## BEGIN

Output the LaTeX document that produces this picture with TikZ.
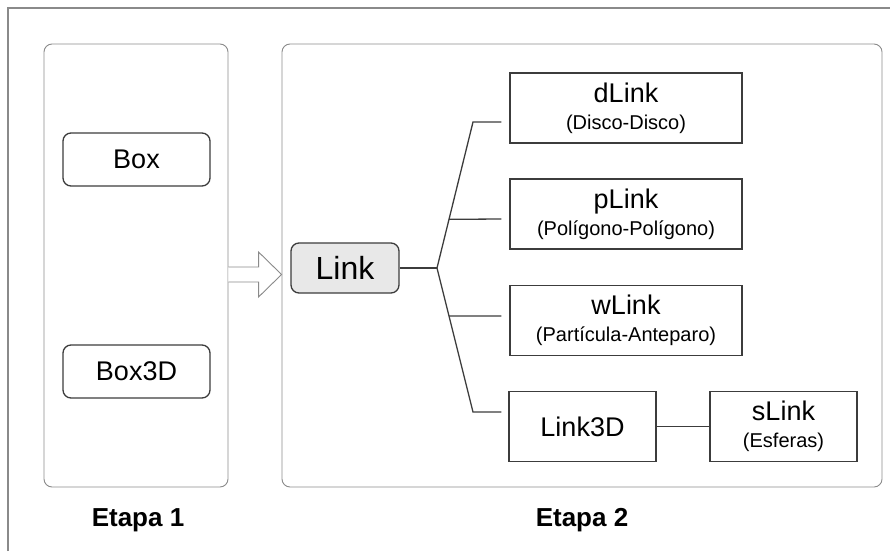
\documentclass[tikz,border=0pt]{standalone}
\usepackage{fontspec}
\setmainfont{Liberation Sans}
\usepackage{tikz}
\usetikzlibrary{positioning, calc}
\definecolor{linha}{HTML}{3C3C3C}
\definecolor{moldura}{HTML}{8A8A8A}
\newcommand{\Classe}[2]{{\fontsize{27}{27}\selectfont #1}\\#2}

\begin{document}
\begin{tikzpicture}[x=1pt, y=-1pt,
    etapa/.style={draw=moldura, line width=0.9pt, rounded corners=8pt, minimum width=#1, minimum height=443pt, inner sep=0pt},
    caixa/.style={draw=linha, line width=1.3pt, minimum width=#1, minimum height=53pt, inner sep=0pt, align=center, font=\fontsize{27}{27}\selectfont},
    ramo/.style={draw=linha, line width=1.3pt, minimum width=#1, minimum height=70pt, inner sep=0pt, align=center, font=\fontsize{20}{27}\selectfont},
    liga/.style={draw=linha, line width=1.3pt}]

    \useasboundingbox (0,0) rectangle (890,551);
    \draw[moldura, line width=1.2pt] (8,551) -- (8,8) -- (890,8);

    \node[etapa=184pt] (E1) at (136,265.5) {};
    \node[etapa=600pt] (E2) at (582,265.5) {};
    \draw(138,520) node (T1) {\fontsize{26}{26}\selectfont\bfseries Etapa 1};
    \draw(582,520) node (T2) {\fontsize{26}{26}\selectfont\bfseries Etapa 2};

    \draw(136.5,159.5) node[caixa=147pt, rounded corners=8pt] (box) {Box};
    \draw(136.5,371.5) node[caixa=147pt, rounded corners=8pt] (box3d) {Box3D};

    % seta de passagem entre as etapas
    \coordinate (sa) at ($(E1.east)+(0,9)$);
    \coordinate (sb) at ($(E2.west)+(0,9)$);
    \draw[moldura, line width=0.9pt, fill=white] ($(sa)+(0,-7.5)$) -- ($(sb)+(-23,-7.5)$) -- ($(sb)+(-23,-22.5)$)
        -- (sb) -- ($(sb)+(-23,22.5)$) -- ($(sb)+(-23,7.5)$) -- ($(sa)+(0,7.5)$);

    \draw(345,268) node[caixa=108pt, minimum height=50pt, rounded corners=8pt, fill=gray!18, font=\fontsize{32}{32}\selectfont] (link) {Link};

    \draw(626,108) node[ramo=232pt] (dlink) {\Classe{dLink}{(Disco-Disco)}};
    \draw(626,214) node[ramo=232pt] (plink) {\Classe{pLink}{(Polígono-Polígono)}};
    \draw(626,320.5) node[ramo=232pt] (wlink) {\Classe{wLink}{(Partícula-Anteparo)}};
    \draw(582.5,426.5) node[ramo=147pt, font=\fontsize{27}{27}\selectfont] (link3d) {Link3D};
    \draw(783.5,426.5) node[ramo=147pt] (slink) {\Classe{sLink}{(Esferas)}};

    \coordinate (fork) at (437,268);
    \coordinate (cima) at (473,122);
    \coordinate (baixo) at (473,412);
    \coordinate (d1) at ($(dlink.west)+(-8,14)$);
    \coordinate (d2) at ($(plink.west)+(-8,5)$);
    \coordinate (d3) at ($(wlink.west)+(-8,-4.5)$);
    \coordinate (d4) at ($(link3d.west)+(-7,-14.5)$);

    \draw[liga] (link.east) -- (fork);
    \draw[liga] (d1) -- (cima) -- (fork) -- (baixo) -- (d4);
    \draw[liga] ($(fork)!1/3!(cima)$) -- (d2);
    \draw[liga] ($(fork)!1/3!(baixo)$) -- (d3);
    \draw[liga] (link3d.east) -- (slink.west);

\end{tikzpicture}
\end{document}
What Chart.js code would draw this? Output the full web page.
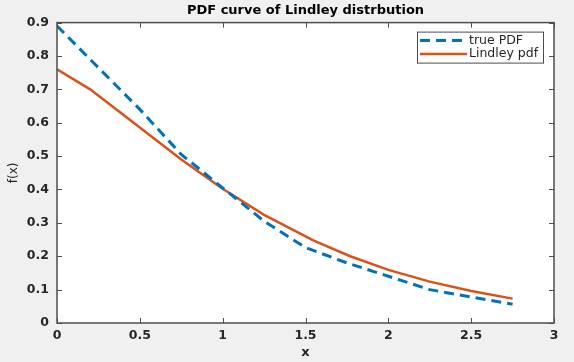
<!DOCTYPE html>
<html>
<head>
<meta charset="utf-8">
<script src="https://cdn.jsdelivr.net/npm/chart.js@4.4.0/dist/chart.umd.min.js"></script>
<style>
  html, body { margin: 0; padding: 0; background: #f0f0f0; }
</style>
</head>
<body>
<canvas id="myChart" width="574" height="362"></canvas>
<script>
// Datos
const xTrue = [0, 0.25, 0.5, 0.75, 1.0, 1.25, 1.5, 1.75, 2.0, 2.25, 2.5, 2.75];
const trueVals = [0.89, 0.765, 0.64, 0.505, 0.405, 0.305, 0.226, 0.18, 0.14, 0.10, 0.078, 0.056];
const xLind = [0, 0.2, 0.5, 0.75, 1.0, 1.25, 1.55, 1.77, 2.0, 2.25, 2.5, 2.75];
const lindVals = [0.76, 0.70, 0.586, 0.49, 0.402, 0.324, 0.247, 0.20, 0.159, 0.124, 0.096, 0.073];
const xTicks = [0, 0.5, 1, 1.5, 2, 2.5, 3];
const yTicks = [0, 0.1, 0.2, 0.3, 0.4, 0.5, 0.6, 0.7, 0.8, 0.9];

const toPoints = (xs, ys) => xs.map((x, i) => ({ x: x, y: ys[i] }));

const FRAME = '#4d4d4d';
const TXT = '#262626';
const FONT = 'DejaVu Sans';

// Fondo blanco del área del gráfico
const whiteArea = {
    id: 'whiteArea',
    beforeDraw(chart) {
        const { ctx, chartArea } = chart;
        ctx.save();
        ctx.fillStyle = '#ffffff';
        ctx.fillRect(chartArea.left, chartArea.top, chartArea.right - chartArea.left, chartArea.bottom - chartArea.top);
        ctx.restore();
    },
};

// Marco y marcas hacia dentro (estilo MATLAB)
const frameTicks = {
    id: 'frameTicks',
    afterDatasetsDraw(chart) {
        const { ctx, chartArea, scales } = chart;
        const { left, right, top, bottom } = chartArea;
        ctx.save();
        ctx.strokeStyle = FRAME;
        ctx.lineWidth = 1;
        ctx.beginPath();
        xTicks.forEach((v) => {
            const px = Math.round(scales.x.getPixelForValue(v)) + 0.5;
            ctx.moveTo(px, bottom); ctx.lineTo(px, bottom - 5);
            ctx.moveTo(px, top); ctx.lineTo(px, top + 5);
        });
        yTicks.forEach((v) => {
            const py = Math.round(scales.y.getPixelForValue(v)) + 0.5;
            ctx.moveTo(left, py); ctx.lineTo(left + 5, py);
            ctx.moveTo(right, py); ctx.lineTo(right - 5, py);
        });
        ctx.stroke();
        ctx.lineWidth = 1.5;
        ctx.strokeRect(left, top, right - left, bottom - top);
        ctx.restore();
    },
};

// Leyenda con recuadro dentro del área
const legendBox = {
    id: 'legendBox',
    afterDraw(chart) {
        const { ctx, chartArea } = chart;
        const w = 126, h = 31;
        const x0 = chartArea.right - 11 - w;
        const y0 = chartArea.top + 9;
        ctx.save();
        ctx.fillStyle = '#ffffff';
        ctx.fillRect(x0, y0, w, h);
        ctx.strokeStyle = FRAME;
        ctx.lineWidth = 1;
        ctx.strokeRect(x0 + 0.5, y0 + 0.5, w, h);
        chart.data.datasets.forEach((ds, i) => {
            const y = y0 + 9 + i * 13.3;
            ctx.strokeStyle = ds.borderColor;
            ctx.lineWidth = ds.borderWidth;
            ctx.setLineDash(ds.borderDash || []);
            ctx.beginPath();
            ctx.moveTo(x0 + 3, y);
            ctx.lineTo(x0 + 50, y);
            ctx.stroke();
            ctx.setLineDash([]);
            ctx.fillStyle = TXT;
            ctx.font = '12.5px "' + FONT + '"';
            ctx.textBaseline = 'middle';
            ctx.fillText(ds.label, x0 + 52, y);
        });
        ctx.restore();
    },
};

const tickFont = { family: FONT, size: 12.5, weight: 'bold' };

const ctx = document.getElementById('myChart').getContext('2d');

new Chart(ctx, {
    type: 'line',
    data: {
        datasets: [
            {
                label: 'true PDF',
                data: toPoints(xTrue, trueVals),
                borderColor: '#0072BD',
                borderWidth: 3,
                borderDash: [10, 6],
                pointRadius: 0,
                tension: 0,
            },
            {
                label: 'Lindley pdf',
                data: toPoints(xLind, lindVals),
                borderColor: '#D95319',
                borderWidth: 2.5,
                pointRadius: 0,
                tension: 0,
            },
        ],
    },
    options: {
        responsive: false,
        animation: false,
        layout: { padding: { left: 0, right: 20, top: 0, bottom: 0 } },
        plugins: {
            legend: { display: false },
            tooltip: { enabled: false },
            title: {
                display: true,
                text: 'PDF curve of Lindley distrbution',
                color: '#000',
                fullSize: false,
                font: { family: FONT, size: 13, weight: 'bold' },
                padding: { top: 3, bottom: 4 },
            },
        },
        scales: {
            x: {
                type: 'linear',
                min: 0,
                max: 3,
                afterBuildTicks(scale) { scale.ticks = xTicks.map((v) => ({ value: v })); },
                afterFit(scale) { scale.height = 39; },
                grid: { display: false, drawTicks: false },
                border: { display: false },
                ticks: {
                    color: TXT,
                    padding: 5,
                    font: tickFont,
                    callback: (v) => String(v),
                },
                title: {
                    display: true,
                    text: 'x',
                    color: TXT,
                    font: { family: FONT, size: 13, weight: 'bold' },
                    padding: { top: 0, bottom: 2 },
                },
            },
            y: {
                min: 0,
                max: 0.9,
                afterBuildTicks(scale) { scale.ticks = yTicks.map((v) => ({ value: v })); },
                afterFit(scale) { scale.width = 57; },
                grid: { display: false, drawTicks: false },
                border: { display: false },
                ticks: {
                    color: TXT,
                    padding: 8,
                    font: tickFont,
                    callback: (v) => String(v),
                },
                title: {
                    display: true,
                    text: 'f(x)',
                    color: TXT,
                    font: { family: FONT, size: 12 },
                    padding: { top: 7, bottom: 0 },
                },
            },
        },
    },
    plugins: [whiteArea, frameTicks, legendBox],
});
</script>
</body>
</html>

## END

◆ Given problem ◆
Everything from the first line to the line with "-- (sb) -- ($(sb)+(-23,22.5)$)" must be repeated exactly, and nothing else. Leave the pictures out.

◆ In response ◆
Output the LaTeX document that produces this picture with TikZ.
\documentclass[tikz,border=0pt]{standalone}
\usepackage{fontspec}
\setmainfont{Liberation Sans}
\usepackage{tikz}
\usetikzlibrary{positioning, calc}
\definecolor{linha}{HTML}{3C3C3C}
\definecolor{moldura}{HTML}{8A8A8A}
\newcommand{\Classe}[2]{{\fontsize{27}{27}\selectfont #1}\\#2}

\begin{document}
\begin{tikzpicture}[x=1pt, y=-1pt,
    etapa/.style={draw=moldura, line width=0.9pt, rounded corners=8pt, minimum width=#1, minimum height=443pt, inner sep=0pt},
    caixa/.style={draw=linha, line width=1.3pt, minimum width=#1, minimum height=53pt, inner sep=0pt, align=center, font=\fontsize{27}{27}\selectfont},
    ramo/.style={draw=linha, line width=1.3pt, minimum width=#1, minimum height=70pt, inner sep=0pt, align=center, font=\fontsize{20}{27}\selectfont},
    liga/.style={draw=linha, line width=1.3pt}]

    \useasboundingbox (0,0) rectangle (890,551);
    \draw[moldura, line width=1.2pt] (8,551) -- (8,8) -- (890,8);

    \node[etapa=184pt] (E1) at (136,265.5) {};
    \node[etapa=600pt] (E2) at (582,265.5) {};
    \draw(138,520) node (T1) {\fontsize{26}{26}\selectfont\bfseries Etapa 1};
    \draw(582,520) node (T2) {\fontsize{26}{26}\selectfont\bfseries Etapa 2};

    \draw(136.5,159.5) node[caixa=147pt, rounded corners=8pt] (box) {Box};
    \draw(136.5,371.5) node[caixa=147pt, rounded corners=8pt] (box3d) {Box3D};

    % seta de passagem entre as etapas
    \coordinate (sa) at ($(E1.east)+(0,9)$);
    \coordinate (sb) at ($(E2.west)+(0,9)$);
    \draw[moldura, line width=0.9pt, fill=white] ($(sa)+(0,-7.5)$) -- ($(sb)+(-23,-7.5)$) -- ($(sb)+(-23,-22.5)$)
        -- (sb) -- ($(sb)+(-23,22.5)$) -- ($(sb)+(-23,7.5)$) -- ($(sa)+(0,7.5)$);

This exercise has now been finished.